Comme d'autres avant moi, je m'étonne du titre du roman, qui à mon avis, est loin d'en refléter l'essence.
Dans tout le roman, s'opposent deux entités, symbolisées par deux couples.
La première entité est le grand monde, introduit par le couple Karenine Vronski, que visiblement
Tolstoi déteste, on sent son hostilité envers cette société de gens dit aristocrates, qui n'ont jamais rien fait pour mériter quelques titres que ce soit.
Tolstoï insiste sur la lourdeur de l'étiquette, des convenances, mais aussi sur l'absurdité de ce qui se passe dans l'administration russe, l'inutilité de certains fonctionnaires ou politiciens.
Au début du roman, j'admirais Anna pour son indépendance, la modernité d'esprit dont elle faisait preuve, sa bravoure, la façon dont elle était prête à faire fi de tout par amour.
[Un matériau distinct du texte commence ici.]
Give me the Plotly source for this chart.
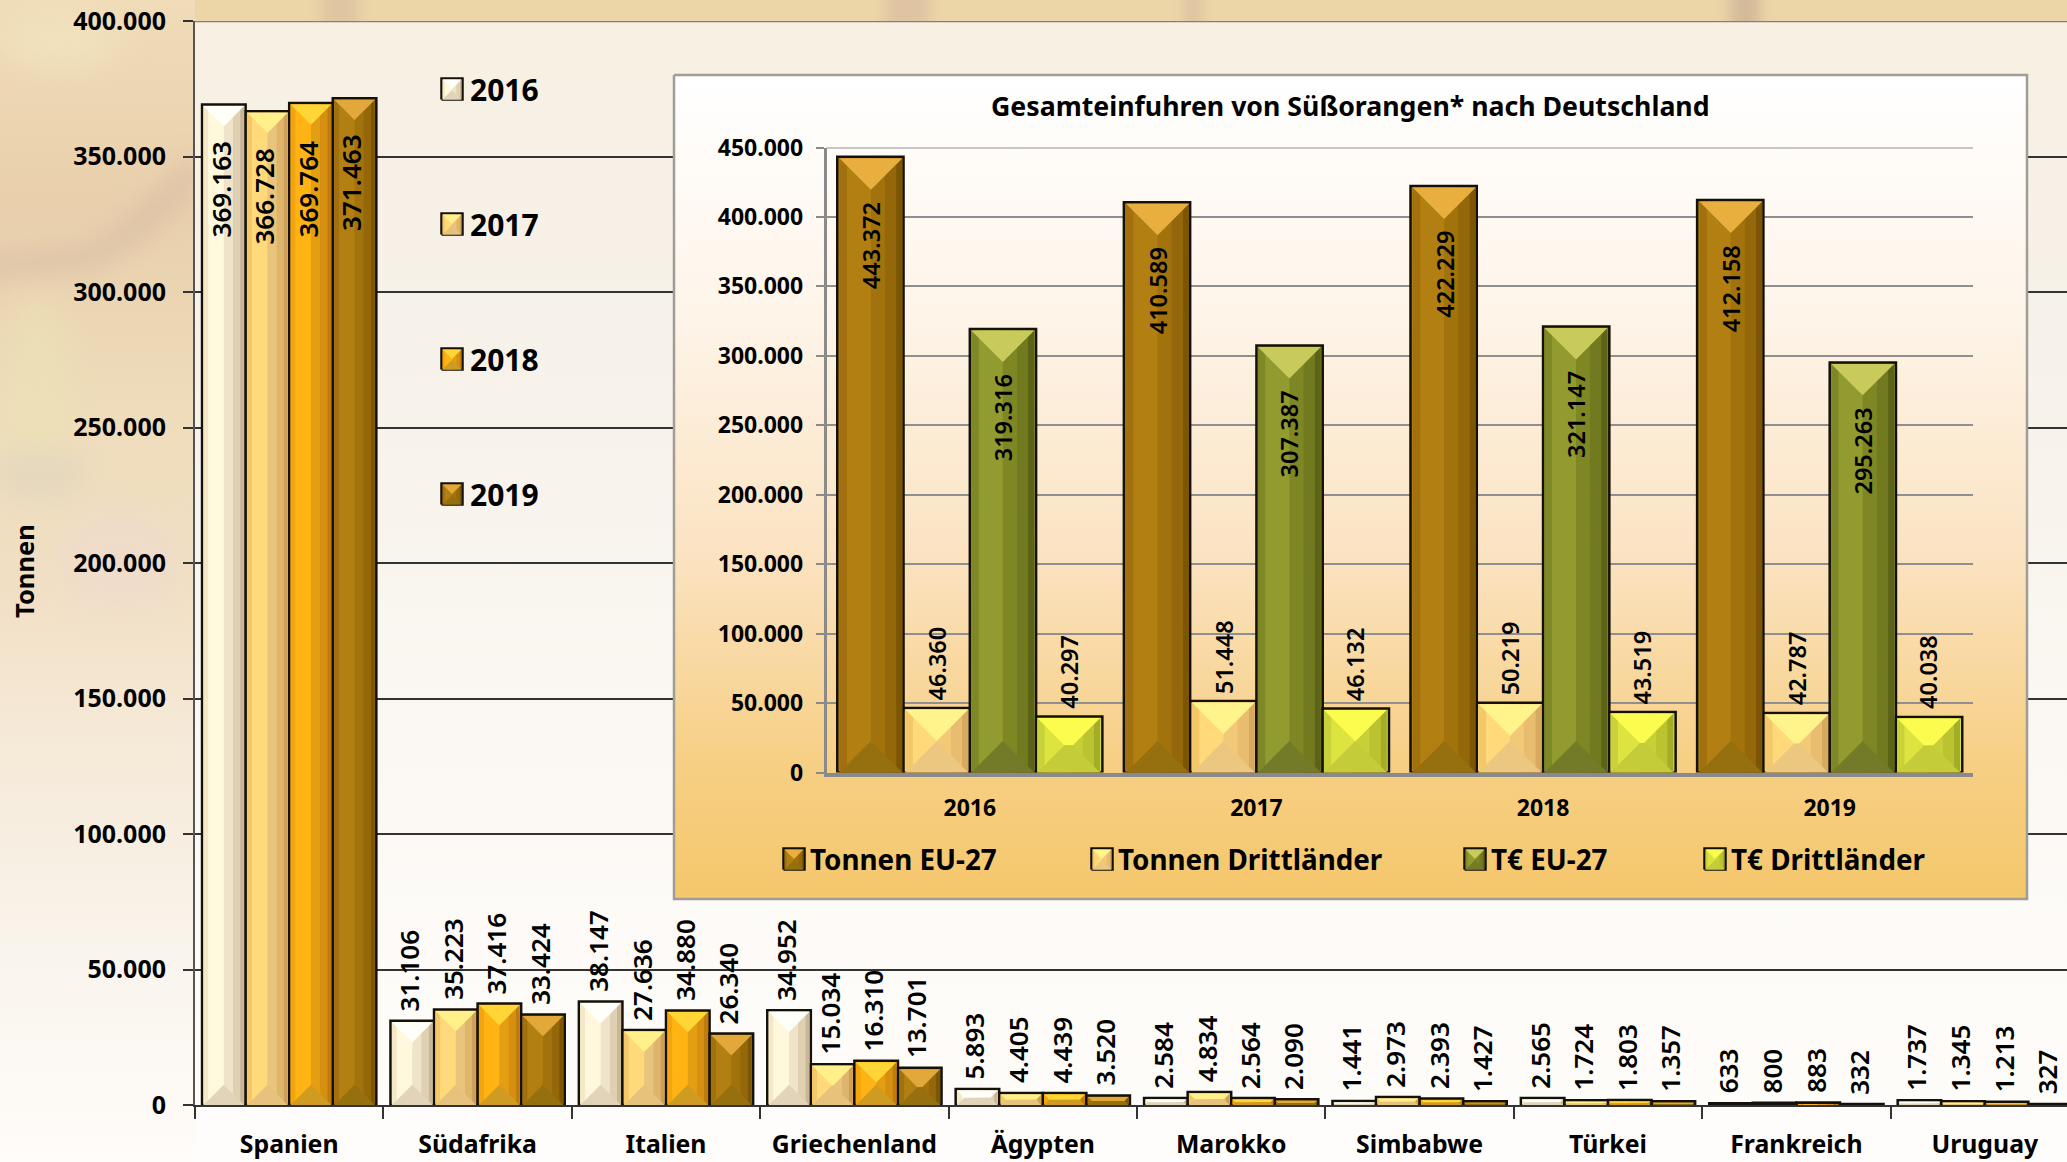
import base64
import plotly.graph_objects as go

W, H = 2067, 1162
FONT = "Noto Sans"

# ---------- data ----------
countries = ["Spanien", "Südafrika", "Italien", "Griechenland", "Ägypten",
             "Marokko", "Simbabwe", "Türkei", "Frankreich", "Uruguay"]
v2016 = [369163, 31106, 38147, 34952, 5893, 2584, 1441, 2565, 633, 1737]
v2017 = [366728, 35223, 27636, 15034, 4405, 4834, 2973, 1724, 800, 1345]
v2018 = [369764, 37416, 34880, 16310, 4439, 2564, 2393, 1803, 883, 1213]
v2019 = [371463, 33424, 26340, 13701, 3520, 2090, 1427, 1357, 332, 327]

years = ["2016", "2017", "2018", "2019"]
tonnen_eu = [443372, 410589, 422229, 412158]
tonnen_dritt = [46360, 51448, 50219, 42787]
teuro_eu = [319316, 307387, 321147, 295263]
teuro_dritt = [40297, 46132, 43519, 40038]

inset_title = "Gesamteinfuhren von Süßorangen* nach Deutschland"

# colours: five vertical strips, top facet, bottom facet
PAL = {
    "2016": ["#f4e8c6", "#fff8dc", "#efe4ca", "#dfd0b2", "#c9b797", "#fffffa", "#e2d4b8"],
    "2017": ["#f4c768", "#ffd97a", "#e9c47c", "#deb56c", "#cf9f55", "#fff08a", "#e6c27c"],
    "2018": ["#f3a40e", "#ffb414", "#e49e12", "#d68f10", "#bd7c0c", "#ffd635", "#cf9b20"],
    "2019": ["#a2700e", "#b27f12", "#a2730c", "#94680a", "#7c5604", "#e2a83a", "#96700f"],
    "Tonnen EU-27": ["#a2700e", "#b27f12", "#a2730c", "#94680a", "#7c5604", "#e8ae3e", "#96700f"],
    "Tonnen Drittländer": ["#f4c768", "#ffd97a", "#f3c877", "#e8bd70", "#d8aa60", "#fff48c", "#ecc780"],
    "T€ EU-27": ["#7f8826", "#929b2f", "#7f8725", "#727a20", "#5c6317", "#c8ca5c", "#737a28"],
    "T€ Drittländer": ["#c9d238", "#dde440", "#c8d037", "#bbc330", "#a5ac26", "#fcfc4e", "#c4cc3a"],
}
STRIPS = [0, 0.12, 0.5, 0.72, 0.9, 1]

# ---------- geometry of the two plots, in page pixels ----------
MX0, MY0, MY1 = 195.0, 21.0, 1105.0      # main plot left, top, bottom
CAT = 188.4
MGAP = 0.075
IX0, IX1, IY0, IY1 = 826.5, 1973.0, 147.5, 772.5   # inset plot
IGAP = 0.08
MYMAX, IYMAX = 400000, 450000


def bevel(fig, xa, ya, name, rects, ux, uy, pad=1.5):
    """Facets over each bar. rects: (left, right, bottom, top) in axis units;
    ux, uy: pixels per axis unit."""
    pal = PAL[name]
    px = pad / ux
    py = pad / uy
    for s in range(5):
        xs, ys = [], []
        for l, r, b, t in rects:
            ww = r - l - 2 * px
            a = l + px + ww * STRIPS[s]
            c = l + px + ww * STRIPS[s + 1]
            xs += [a, c, c, a, a, None]
            ys += [b, b, t - py, t - py, b, None]
        fig.add_trace(go.Scatter(x=xs, y=ys, xaxis=xa, yaxis=ya, mode="lines", line_width=0,
                                 fill="toself", fillcolor=pal[s], hoverinfo="skip", showlegend=False))
    for col, top in ((pal[5], True), (pal[6], False)):
        xs, ys = [], []
        for l, r, b, t in rects:
            l2, r2 = l + px, r - px
            t2 = t - py
            hpx = (t2 - b) * uy
            wpx = (r2 - l2) * ux
            d = min(hpx, wpx) / 2
            dx, dy = d / ux, d / uy
            if top:
                xs += [l2, r2, r2 - dx, l2 + dx, l2, None]
                ys += [t2, t2, t2 - dy, t2 - dy, t2, None]
            else:
                xs += [l2, r2, r2 - dx, l2 + dx, l2, None]
                ys += [b, b, b + dy, b + dy, b, None]
        fig.add_trace(go.Scatter(x=xs, y=ys, xaxis=xa, yaxis=ya, mode="lines", line_width=0,
                                 fill="toself", fillcolor=col, hoverinfo="skip", showlegend=False))


def de(v):
    return f"{v:,}".replace(",", ".")


fig = go.Figure()
ann = []

# ---------- main chart ----------
main_series = [("2016", v2016), ("2017", v2017), ("2018", v2018), ("2019", v2019)]
mux = CAT
muy = (MY1 - MY0) / MYMAX
xs_idx = list(range(len(countries)))
for name, vals in main_series:
    fig.add_trace(go.Bar(x=xs_idx, y=vals, name=name, xaxis="x", yaxis="y", showlegend=False,
                         marker=dict(color=PAL[name][1], line=dict(color="#14110a", width=2.5))))
bw = (1 - MGAP) / 4
for j, (name, vals) in enumerate(main_series):
    rects = []
    for i, v in enumerate(vals):
        l = i - (1 - MGAP) / 2 + j * bw
        rects.append((l, l + bw, 0, v))
        inside = v > 100000
        ann.append(dict(x=l + bw / 2, y=v, xref="x", yref="y", text=de(v), textangle=-90, showarrow=False,
                        yanchor="top" if inside else "bottom", xanchor="center",
                        xshift=-3, yshift=-35 if inside else 7.5,
                        font=dict(family=FONT, size=26, color="#000000", weight=600)))
    bevel(fig, "x", "y", name, rects, mux, muy)

# ---------- inset panel (page-pixel axes x2 / y2) ----------
PX0, PX1, PY0, PY1 = 674, 2027, 75, 899
fig.add_trace(go.Scatter(x=[PX0, PX1, PX1, PX0, PX0], y=[PY0, PY0, PY1, PY1, PY0], xaxis="x2", yaxis="y2",
                         mode="lines", line=dict(color="#a09c96", width=2.5), fill="toself",
                         fillgradient=dict(type="vertical",
                                           colorscale=[[0, "#f5c76c"], [0.16, "#f7cf83"], [0.42, "#fbe3c2"],
                                                       [0.72, "#fef5ea"], [1, "#ffffff"]]),
                         hoverinfo="skip", showlegend=False))

# ---------- inset chart ----------
inset_series = [("Tonnen EU-27", tonnen_eu), ("Tonnen Drittländer", tonnen_dritt),
                ("T€ EU-27", teuro_eu), ("T€ Drittländer", teuro_dritt)]
iux = (IX1 - IX0) / 4
iuy = (IY1 - IY0) / IYMAX
ibw = (1 - IGAP) / 4
yrs_idx = list(range(len(years)))
for name, vals in inset_series:
    fig.add_trace(go.Bar(x=yrs_idx, y=vals, name=name, xaxis="x3", yaxis="y3", showlegend=False,
                         marker=dict(color=PAL[name][1], line=dict(color="#14110a", width=2.5))))
for j, (name, vals) in enumerate(inset_series):
    rects = []
    for i, v in enumerate(vals):
        l = i - (1 - IGAP) / 2 + j * ibw
        rects.append((l, l + ibw, 0, v))
        inside = v > 100000
        ann.append(dict(x=l + ibw / 2, y=v, xref="x3", yref="y3", text=de(v), textangle=-90, showarrow=False,
                        yanchor="top" if inside else "bottom", xanchor="center",
                        yshift=-43 if inside else 5.5,
                        font=dict(family=FONT, size=23.5, color="#000000", weight=600)))
    bevel(fig, "x3", "y3", name, rects, iux, iuy)


# ---------- legends: bevelled swatches + real text, placed in page pixels ----------
def swatch(name, cx, cy, label, fs, gap):
    half = 10.5
    fig.add_trace(go.Scatter(x=[cx - half, cx + half, cx + half, cx - half, cx - half],
                             y=[cy + half, cy + half, cy - half, cy - half, cy + half],
                             xaxis="x2", yaxis="y2", mode="lines", fill="toself", fillcolor=PAL[name][1],
                             line=dict(color="#14110a", width=2.5), hoverinfo="skip", showlegend=False, name=name))
    bevel(fig, "x2", "y2", name, [(cx - half, cx + half, cy + half, cy - half)], 1.0, -1.0, pad=1.0)
    ann.append(dict(x=cx + half + gap, y=cy, xref="x2", yref="y2", text=label, showarrow=False,
                    xanchor="left", yanchor="middle", font=dict(family=FONT, size=fs, color="#000000", weight=700)))


for yr, ypx in zip(years, (89, 224, 359, 494)):
    swatch(yr, 452, ypx, yr, 30, 5)
for (name, _), xpx in zip(inset_series, (794, 1102, 1475, 1715)):
    swatch(name, xpx, 859, name, 27.8, 3)

ann.append(dict(x=(PX0 + PX1) / 2, y=105, xref="x2", yref="y2", text=inset_title, showarrow=False,
                xanchor="center", yanchor="middle", font=dict(family=FONT, size=26.7, color="#000000", weight=700)))
ann.append(dict(x=24, y=571, xref="x2", yref="y2", text="Tonnen", textangle=-90, showarrow=False,
                xanchor="center", yanchor="middle", font=dict(family=FONT, size=25.5, color="#000000", weight=700)))

# ---------- page background ----------
svg = f"""<svg xmlns='http://www.w3.org/2000/svg' width='{W}' height='{H}' viewBox='0 0 {W} {H}'>
<defs>
<linearGradient id='a' x1='0' y1='0' x2='0' y2='1'>
<stop offset='0' stop-color='#f9f0e2'/><stop offset='0.14' stop-color='#f6f0e6'/><stop offset='0.35' stop-color='#f7f2ea'/>
<stop offset='0.7' stop-color='#fcf9f5'/><stop offset='1' stop-color='#fffdfb'/></linearGradient>
<linearGradient id='b' x1='0' y1='0' x2='0' y2='1'>
<stop offset='0' stop-color='#f0dcb8'/><stop offset='0.18' stop-color='#e9cfac'/>
<stop offset='0.35' stop-color='#eedcba'/><stop offset='0.5' stop-color='#f1dfc4'/><stop offset='0.65' stop-color='#f6ead9'/>
<stop offset='0.82' stop-color='#f9f4ec'/><stop offset='1' stop-color='#fffcf9'/></linearGradient>
<filter id='f' filterUnits='userSpaceOnUse' x='-100' y='-100' width='500' height='1000'><feGaussianBlur stdDeviation='14'/></filter>
<filter id='g' filterUnits='userSpaceOnUse' x='0' y='-40' width='{W}' height='100'><feGaussianBlur stdDeviation='7'/></filter>
<clipPath id='l'><rect x='0' y='0' width='195' height='{H}'/></clipPath>
<clipPath id='t'><rect x='0' y='0' width='{W}' height='21'/></clipPath>
</defs>
<rect width='{W}' height='{H}' fill='url(#a)'/>
<rect width='{W}' height='21' fill='#ecd6a8'/>
<g clip-path='url(#t)'><g filter='url(#g)' opacity='0.8'>
<rect x='885' y='-20' width='45' height='60' fill='#dcbfa2'/>
<rect x='1185' y='-20' width='16' height='60' fill='#d8bb9e'/>
<rect x='1730' y='-20' width='30' height='60' fill='#cdb397'/>
<rect x='320' y='-20' width='40' height='60' fill='#dcc2a0'/>
</g></g>
<rect x='0' y='0' width='195' height='{H}' fill='url(#b)'/>
<g clip-path='url(#l)'>
<polyline points='-20,268 90,258 130,235 200,165' fill='none' stroke='#cdb0a0' stroke-width='20' opacity='0.55' filter='url(#f)'/>
<ellipse cx='38' cy='385' rx='34' ry='90' fill='#ebe4b4' opacity='0.5' filter='url(#f)'/>
<ellipse cx='40' cy='475' rx='46' ry='26' fill='#d9d0c0' opacity='0.45' filter='url(#f)'/>
<ellipse cx='120' cy='560' rx='60' ry='50' fill='#eed9d0' opacity='0.5' filter='url(#f)'/>
<ellipse cx='60' cy='40' rx='60' ry='30' fill='#f2e4c0' opacity='0.7' filter='url(#f)'/>
</g>
</svg>"""
bg = "data:image/svg+xml;base64," + base64.b64encode(svg.encode()).decode()

ytick = dict(family=FONT, size=25, color="#000000", weight=700)
itick = dict(family=FONT, size=23, color="#000000", weight=700)

fig.update_layout(
    width=W, height=H, autosize=False,
    margin=dict(l=0, r=0, t=0, b=0),
    paper_bgcolor="rgba(0,0,0,0)", plot_bgcolor="rgba(0,0,0,0)",
    barmode="group", bargap=MGAP, bargroupgap=0,
    separators=",.",
    showlegend=False,
    images=[dict(source=bg, xref="paper", yref="paper", x=0, y=1, sizex=1, sizey=1,
                 sizing="stretch", layer="below", xanchor="left", yanchor="top")],
    annotations=ann,
    # main
    xaxis=dict(domain=[MX0 / W, 1], range=[-0.5, -0.5 + (W - MX0) / CAT], tickmode="array", anchor="y",
               tickvals=xs_idx, ticktext=countries, ticks="", showgrid=False, zeroline=False,
               tickfont=dict(family=FONT, size=24.8, color="#000000", weight=700), ticklabelstandoff=16,
               showline=True, linecolor="#333333", linewidth=2, automargin=False,
               minor=dict(tick0=-0.5, dtick=1, ticks="outside", ticklen=12, tickcolor="#333333", tickwidth=1.5, showgrid=False)),
    yaxis=dict(domain=[1 - MY1 / H, 1 - MY0 / H], range=[0, MYMAX], dtick=50000, tickformat=",d", anchor="x",
               ticks="outside", ticklen=10, tickcolor="#333333", tickwidth=1.5, tickfont=ytick, ticklabelstandoff=12,
               showgrid=True, gridcolor="#333333", gridwidth=2, zeroline=False,
               showline=True, linecolor="#555555", linewidth=2, automargin=False),
    # panel axes in page pixels
    xaxis2=dict(domain=[0, 1], range=[0, W], visible=False, fixedrange=True, anchor="y2"),
    yaxis2=dict(domain=[0, 1], range=[H, 0], visible=False, fixedrange=True, anchor="x2"),
    # inset
    xaxis3=dict(domain=[IX0 / W, IX1 / W], range=[-0.5, 3.5], tickmode="array", tickvals=yrs_idx, ticktext=years,
                anchor="y3", ticks="", showgrid=False, zeroline=False, tickfont=itick, ticklabelstandoff=12,
                showline=True, linecolor="#8a8a8a", linewidth=4, automargin=False),
    yaxis3=dict(domain=[1 - IY1 / H, 1 - IY0 / H], range=[0, IYMAX], dtick=50000, tickformat=",d", anchor="x3",
                ticks="outside", ticklen=8, tickcolor="#8a8a8a", tickwidth=2, tickfont=itick, ticklabelstandoff=8,
                showgrid=True, gridcolor="#8f8f8f", gridwidth=2, zeroline=False,
                showline=True, linecolor="#8a8a8a", linewidth=2.5, automargin=False),
)
# top frame lines
fig.add_shape(type="line", xref="x domain", yref="y", x0=0, x1=1, y0=MYMAX, y1=MYMAX, line=dict(color="#808080", width=2.5))
fig.add_shape(type="line", xref="x3 domain", yref="y3", x0=0, x1=1, y0=IYMAX, y1=IYMAX, line=dict(color="#8f8f8f", width=2))

fig.write_html("out.html", config={"displayModeBar": False}, post_script="document.body.style.margin='0';")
Cependant au fil de l'histoire, les choix qu'elle fait finissent par se transformer en hauts murs se refermant inexorablement sur elle. On trouve relativement au début du roman, ce passage totalement prémonitoire, « Vronskï la regarda comme un homme regarde la fleur qu'il a arrachée. Dans cette fleur flétrie, il a peine à reconnaître la beauté à cause de laquelle il l'a cueillie et fait périr ». On se rend en effet compte que la fin était inévitable : le jour où elle admit son amour pour Vronskï, elle était déjà perdue. Malheureusement, j'ai fini par haïr le personnage d'
Anna Karenine, je ne parvenais plus à éprouver ni admiration ni compassion pour elle et les passages où il était question d'elle m'étaient très pénibles.
Je me suis beaucoup plus attachée au couple de Kitty et à Kitty elle-même.
Le monde paysan est donc la seconde entité, portée par le couple Levine Kitty. Les descriptions évoquent un monde lumineux, ensoleillé, simple. Lévine se pose énormément de questions sur le sens de la vie, sur le travail, l'amour, la religion, montrant ainsi que les paysans ne sont pas des gens sans culture et sans intérêt. Il fait ainsi le contraste avec ces messieurs de la ville qui se retrouvent en club, dépensent énormément en boissons et en jeu et qui semblent bien vain.
J'ai adoré les descriptions de la campagne, des parties de chasse, du travail des champs, des rencontres avec les paysans. Chaque mot porte l'amour de
Tolstoi. Les descriptions sont foisonnantes de détails, et au cours de ma lecture, il m'est arrivé plusieurs fois de revenir quelques lignes en arrière pour relire un paragraphe, de peur de n'avoir pas saisi toute l'intensité de la description. A aucun moment, je n'ai trouvé cela fastidieux, au contraire, c'est l'un des aspects que j'ai préféré du roman.
Il semblerait que pour le personnage de Lévine,
Tolstoï se soit beaucoup inspiré de lui-même.
Un autre point m'a séduite, c'est l'écriture très sensuelle au sens propre du terme. Les descriptions mettent en opposition des textures, des couleurs, des matières différentes, je n'avais jamais rencontré cela dans aucun autre roman ce qui lui donne une profondeur énorme.
Tolstoi va décrire en quelques mots parfaitement choisis et justes, une odeur, la texture de la terre humide, la sensation de la crosse d'un fusil lors d'une partie de chasse, le trajet d'un insecte sur un brin d'herbe.
Régulièrement, une même situation est décrite du point de vue des différents personnages impliqués, une autre façon d'ajouter de la complexité au roman (complexe, dans le sens d'intelligent et subtil).
J'ai notamment trouvée fantastique la description de l'état d'esprit de la chienne au cours d'une fameuse partie de chasse.
Je vous conseille donc vivement ce roman mais ne vous pressez pas, il se mérite, il ne s'offre pas à celui voulant lire vite et passer à autre chose rapidement.
Représentez-vous une longue randonnée en montagne, les muscles de vos jambes tirent, l'ascension est difficile et puis au détour d'un chemin, vous découvrez un nouveau paysage somptueux.
Anna Karénine c'est ça selon moi, si l'on fait l'effort, la balade est magnifique et vaut le coup.